A granddaughter e-mailed me recently with a couple of questions about difficulties she encountered in Matthew 22:1-14. It’s that story about the king who gave a wedding banquet for his son, but some invited guests refused to attend when the king’s servants were sent for them (verse 3).
The king sent servants a second time to repeat the invitation with urgency. The feast was ready. But the invited guests paid no attention. They had other things to do. In fact some of them abused and even killed the servants the king had sent (verses 4-6).
Determined that the banquet would not fail, the king then sent servants in all directions to invite anyone they found, even lounging at street corners, to come right away and enjoy the feast. The strategy worked. The banquet hall was full (verses 8-10).
Then the story takes a strange turn. The feast is underway. The king is moving among the guests and finds one man not properly dressed with “wedding clothes.” You don’t go to an eastern wedding banquet in the equivalent of overalls or scrubs. He asks the man how he got in. The man is speechless. So he has him bound and thrown out of the brightly lit hall into the darkness outside (verses 11-13).
My granddaughter had two questions: Why did the poor man get thrown out just because of “his shabby appearance?” And what is the meaning of the sentence the story closes with: “For many are invited, but few are chosen (verse 14)?
My answer began by pointing out first that we have to read the whole passage as one story and keep it together in our heads. It’s about a king who was throwing a big banquet to celebrate his son’s marriage. What’s that all about? Matthew says this story is to tell us something about the kingdom of heaven — how the rule of God will be vindicated and displayed at the end of the age. It will be like a big banquet in honor of Jesus, the king’s son.
You can imagine what a lavish event an eastern king would put on. And what eager responses he would expect from those honored by a special invitation. But the responses weren’t what he expected. And one man who even did turn up had to be thrown out.

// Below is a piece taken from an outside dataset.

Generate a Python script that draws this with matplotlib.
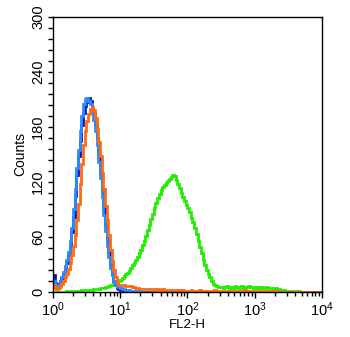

About that man, here’s a hint. It’s believed by some that at such an event a wedding garb was provided at the door to be sure everyone was properly dressed. If this is so, then it appears that the man in his own way had scorned the king’s provision. It’s as though he said, “I’ll come to the feast all right, but on my terms.” This would be a very disrespectful and arrogant response. We can’t forget that there was a certain segment of Jesus’ audiences that responded to him in arrogance.
The feast was at night, the banquet hall would be brightly lit, and the improperly clad man was seized by the king’s guards, bound, and thrown out into outer darkness among others who were there too. Jesus was giving this story in the presence of listeners who felt similar responses to his gospel – indifference, disinterest, hostility – or even arrogance.
The final verse has to be understood in the light of the whole story: “For many are invited, but few are chosen.” That is, many are called to celebrate in the coming kingdom just as many were invited to an earthly regal feast in Jesus’ story. But the many are going to be passed over because of their own foolish or arrogant refusals. They are thus called but not chosen.